Give back all the data exactly, line by line.
§
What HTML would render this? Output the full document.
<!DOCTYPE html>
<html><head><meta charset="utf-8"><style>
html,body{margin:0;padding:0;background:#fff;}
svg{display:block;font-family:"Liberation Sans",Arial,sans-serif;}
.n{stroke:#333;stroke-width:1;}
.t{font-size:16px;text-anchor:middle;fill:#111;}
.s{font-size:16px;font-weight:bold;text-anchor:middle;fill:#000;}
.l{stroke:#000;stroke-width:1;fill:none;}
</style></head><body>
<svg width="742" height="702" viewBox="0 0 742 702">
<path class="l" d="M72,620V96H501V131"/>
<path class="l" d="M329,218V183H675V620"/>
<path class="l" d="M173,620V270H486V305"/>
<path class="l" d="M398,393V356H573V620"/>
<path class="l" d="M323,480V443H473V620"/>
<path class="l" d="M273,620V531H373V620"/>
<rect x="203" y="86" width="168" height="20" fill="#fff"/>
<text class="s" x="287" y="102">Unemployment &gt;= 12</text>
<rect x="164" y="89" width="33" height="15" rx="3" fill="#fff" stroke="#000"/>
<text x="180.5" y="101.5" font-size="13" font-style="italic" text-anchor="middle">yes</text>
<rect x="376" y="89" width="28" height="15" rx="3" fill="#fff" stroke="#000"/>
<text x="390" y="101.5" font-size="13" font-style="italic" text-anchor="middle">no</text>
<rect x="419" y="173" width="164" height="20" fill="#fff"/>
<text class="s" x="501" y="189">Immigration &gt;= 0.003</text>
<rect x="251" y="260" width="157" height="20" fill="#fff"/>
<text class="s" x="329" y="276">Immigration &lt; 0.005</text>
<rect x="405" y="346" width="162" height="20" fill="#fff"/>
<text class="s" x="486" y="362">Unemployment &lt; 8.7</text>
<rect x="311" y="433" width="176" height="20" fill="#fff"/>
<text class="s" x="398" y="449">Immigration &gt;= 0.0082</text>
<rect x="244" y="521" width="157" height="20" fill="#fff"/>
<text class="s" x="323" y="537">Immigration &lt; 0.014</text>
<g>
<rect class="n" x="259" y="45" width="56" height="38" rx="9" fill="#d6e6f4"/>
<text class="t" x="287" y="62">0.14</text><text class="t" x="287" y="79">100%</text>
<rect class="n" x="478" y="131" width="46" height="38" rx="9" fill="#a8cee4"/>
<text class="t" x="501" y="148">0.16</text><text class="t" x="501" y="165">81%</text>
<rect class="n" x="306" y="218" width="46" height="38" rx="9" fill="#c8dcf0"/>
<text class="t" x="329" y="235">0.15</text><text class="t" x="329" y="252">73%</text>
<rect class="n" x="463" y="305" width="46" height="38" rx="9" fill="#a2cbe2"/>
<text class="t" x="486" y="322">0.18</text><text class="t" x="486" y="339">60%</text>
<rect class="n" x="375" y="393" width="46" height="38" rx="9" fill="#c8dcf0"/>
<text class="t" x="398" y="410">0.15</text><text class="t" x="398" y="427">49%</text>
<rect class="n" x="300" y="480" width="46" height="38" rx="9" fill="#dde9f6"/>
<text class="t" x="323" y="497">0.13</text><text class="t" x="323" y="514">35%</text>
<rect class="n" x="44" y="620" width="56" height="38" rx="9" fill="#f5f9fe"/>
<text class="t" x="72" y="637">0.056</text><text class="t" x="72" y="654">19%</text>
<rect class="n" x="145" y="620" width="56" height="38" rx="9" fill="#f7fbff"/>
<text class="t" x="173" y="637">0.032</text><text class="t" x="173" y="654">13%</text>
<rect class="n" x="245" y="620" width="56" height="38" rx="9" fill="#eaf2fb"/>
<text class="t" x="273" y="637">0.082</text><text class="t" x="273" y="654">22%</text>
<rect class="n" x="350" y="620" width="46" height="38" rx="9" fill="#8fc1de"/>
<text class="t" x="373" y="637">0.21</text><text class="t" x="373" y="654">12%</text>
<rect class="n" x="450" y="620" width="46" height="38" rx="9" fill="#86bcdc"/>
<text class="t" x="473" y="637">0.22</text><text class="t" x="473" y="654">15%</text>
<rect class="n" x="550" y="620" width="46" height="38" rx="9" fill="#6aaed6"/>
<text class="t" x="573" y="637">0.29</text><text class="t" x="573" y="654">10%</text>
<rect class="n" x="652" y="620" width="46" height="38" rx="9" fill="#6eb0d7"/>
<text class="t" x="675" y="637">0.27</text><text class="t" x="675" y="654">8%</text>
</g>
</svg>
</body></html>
§
--- THE RESPONSE ---
What HTML would render this? Output the full document.
<!DOCTYPE html>
<html><head><meta charset="utf-8"><style>
html,body{margin:0;padding:0;background:#fff;}
svg{display:block;font-family:"Liberation Sans",Arial,sans-serif;}
.n{stroke:#333;stroke-width:1;}
.t{font-size:16px;text-anchor:middle;fill:#111;}
.s{font-size:16px;font-weight:bold;text-anchor:middle;fill:#000;}
.l{stroke:#000;stroke-width:1;fill:none;}
</style></head><body>
<svg width="742" height="702" viewBox="0 0 742 702">
<path class="l" d="M72,620V96H501V131"/>
<path class="l" d="M329,218V183H675V620"/>
<path class="l" d="M173,620V270H486V305"/>
<path class="l" d="M398,393V356H573V620"/>
<path class="l" d="M323,480V443H473V620"/>
<path class="l" d="M273,620V531H373V620"/>
<rect x="203" y="86" width="168" height="20" fill="#fff"/>
<text class="s" x="287" y="102">Unemployment &gt;= 12</text>
<rect x="164" y="89" width="33" height="15" rx="3" fill="#fff" stroke="#000"/>
<text x="180.5" y="101.5" font-size="13" font-style="italic" text-anchor="middle">yes</text>
<rect x="376" y="89" width="28" height="15" rx="3" fill="#fff" stroke="#000"/>
<text x="390" y="101.5" font-size="13" font-style="italic" text-anchor="middle">no</text>
<rect x="419" y="173" width="164" height="20" fill="#fff"/>
<text class="s" x="501" y="189">Immigration &gt;= 0.003</text>
<rect x="251" y="260" width="157" height="20" fill="#fff"/>
<text class="s" x="329" y="276">Immigration &lt; 0.005</text>
<rect x="405" y="346" width="162" height="20" fill="#fff"/>
<text class="s" x="486" y="362">Unemployment &lt; 8.7</text>
<rect x="311" y="433" width="176" height="20" fill="#fff"/>
<text class="s" x="398" y="449">Immigration &gt;= 0.0082</text>
<rect x="244" y="521" width="157" height="20" fill="#fff"/>
<text class="s" x="323" y="537">Immigration &lt; 0.014</text>
<g>
<rect class="n" x="259" y="45" width="56" height="38" rx="9" fill="#d6e6f4"/>
<text class="t" x="287" y="62">0.14</text><text class="t" x="287" y="79">100%</text>
<rect class="n" x="478" y="131" width="46" height="38" rx="9" fill="#a8cee4"/>
<text class="t" x="501" y="148">0.16</text><text class="t" x="501" y="165">81%</text>
<rect class="n" x="306" y="218" width="46" height="38" rx="9" fill="#c8dcf0"/>
<text class="t" x="329" y="235">0.15</text><text class="t" x="329" y="252">73%</text>
<rect class="n" x="463" y="305" width="46" height="38" rx="9" fill="#a2cbe2"/>
<text class="t" x="486" y="322">0.18</text><text class="t" x="486" y="339">60%</text>
<rect class="n" x="375" y="393" width="46" height="38" rx="9" fill="#c8dcf0"/>
<text class="t" x="398" y="410">0.15</text><text class="t" x="398" y="427">49%</text>
<rect class="n" x="300" y="480" width="46" height="38" rx="9" fill="#dde9f6"/>
<text class="t" x="323" y="497">0.13</text><text class="t" x="323" y="514">35%</text>
<rect class="n" x="44" y="620" width="56" height="38" rx="9" fill="#f5f9fe"/>
<text class="t" x="72" y="637">0.056</text><text class="t" x="72" y="654">19%</text>
<rect class="n" x="145" y="620" width="56" height="38" rx="9" fill="#f7fbff"/>
<text class="t" x="173" y="637">0.032</text><text class="t" x="173" y="654">13%</text>
<rect class="n" x="245" y="620" width="56" height="38" rx="9" fill="#eaf2fb"/>
<text class="t" x="273" y="637">0.082</text><text class="t" x="273" y="654">22%</text>
<rect class="n" x="350" y="620" width="46" height="38" rx="9" fill="#8fc1de"/>
<text class="t" x="373" y="637">0.21</text><text class="t" x="373" y="654">12%</text>
<rect class="n" x="450" y="620" width="46" height="38" rx="9" fill="#86bcdc"/>
<text class="t" x="473" y="637">0.22</text><text class="t" x="473" y="654">15%</text>
<rect class="n" x="550" y="620" width="46" height="38" rx="9" fill="#6aaed6"/>
<text class="t" x="573" y="637">0.29</text><text class="t" x="573" y="654">10%</text>
<rect class="n" x="652" y="620" width="46" height="38" rx="9" fill="#6eb0d7"/>
<text class="t" x="675" y="637">0.27</text><text class="t" x="675" y="654">8%</text>
</g>
</svg>
</body></html>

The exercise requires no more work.